The EU AI and data-sovereignty glossary

Plain-language definitions of the terms that come up when you deploy AI compliantly in Europe, from the GDPR to the EU AI Act to the CLOUD Act.

GDPR
The General Data Protection Regulation, the EU law governing how personal data is collected, processed and protected. It applies to any organisation handling EU residents' data and carries fines up to 4% of global turnover.
EU AI Act
The EU's risk-based regulation of artificial intelligence. It classifies systems into prohibited, high-risk, limited-risk and minimal-risk tiers, with escalating obligations for documentation, oversight and transparency.
Data sovereignty
The principle that data is subject to the laws of the country in which it is stored and processed. Keeping data in the EU means it stays under EU law, not foreign jurisdiction.
Data residency
The physical or geographic location where data is stored. EU data residency means the servers holding your data sit within the EU.
CLOUD Act
A US law that can compel US-based providers to hand over data they control, even when that data is stored outside the US. This is why a US company hosting data 'in the EU' may still be legally reachable.
Schrems II
A 2020 EU court ruling that invalidated the Privacy Shield framework and tightened the rules for transferring personal data to the US, reinforcing the case for keeping data in the EU.
High-risk AI system
Under the EU AI Act, a category of AI use (such as in employment, credit, or essential services) subject to strict requirements for risk management, documentation, human oversight and transparency.
Sub-processor
A third party engaged by a data processor to help process personal data. The GDPR requires that sub-processors be disclosed and bound by equivalent data-protection obligations.
DPA (Data Processing Agreement)
A contract required by the GDPR between a data controller and a processor, setting out how personal data may be handled. Not to be confused with a Data Protection Authority.
Data Protection Authority
The national regulator that enforces the GDPR in each EU country, such as the CNIL in France or the BfDI in Germany.
Open-source model
An AI model whose weights are publicly available, so it can be self-hosted and run on infrastructure you control, rather than only via a vendor's API.
Inference
The process of running a trained AI model to generate output. Where inference happens determines where your prompt data is processed.
Self-hosting
Running software, including AI models, on infrastructure you operate, rather than as a managed cloud service. It maximises control and sovereignty.
Special-category data
Under GDPR Article 9, sensitive data such as health, biometric, or political information, subject to stricter processing conditions and higher penalties.
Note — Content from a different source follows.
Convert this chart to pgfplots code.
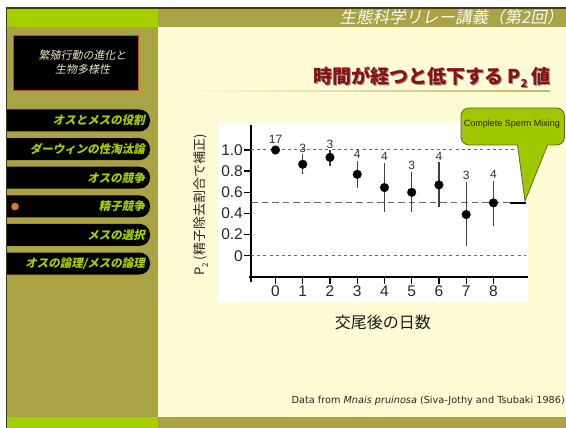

Data Protection Officer (DPO)
A role required for many organisations under the GDPR, responsible for overseeing data-protection strategy and compliance.
Audit log
An immutable record of actions taken in a system, such as who queried an AI model and what documents were accessed, used to demonstrate compliance.
Risk classification
The process under the EU AI Act of determining which risk tier an AI use case falls into, which then dictates the obligations that apply.
Sovereign cloud
Cloud infrastructure operated under EU control and law, designed to be insulated from foreign government access requests.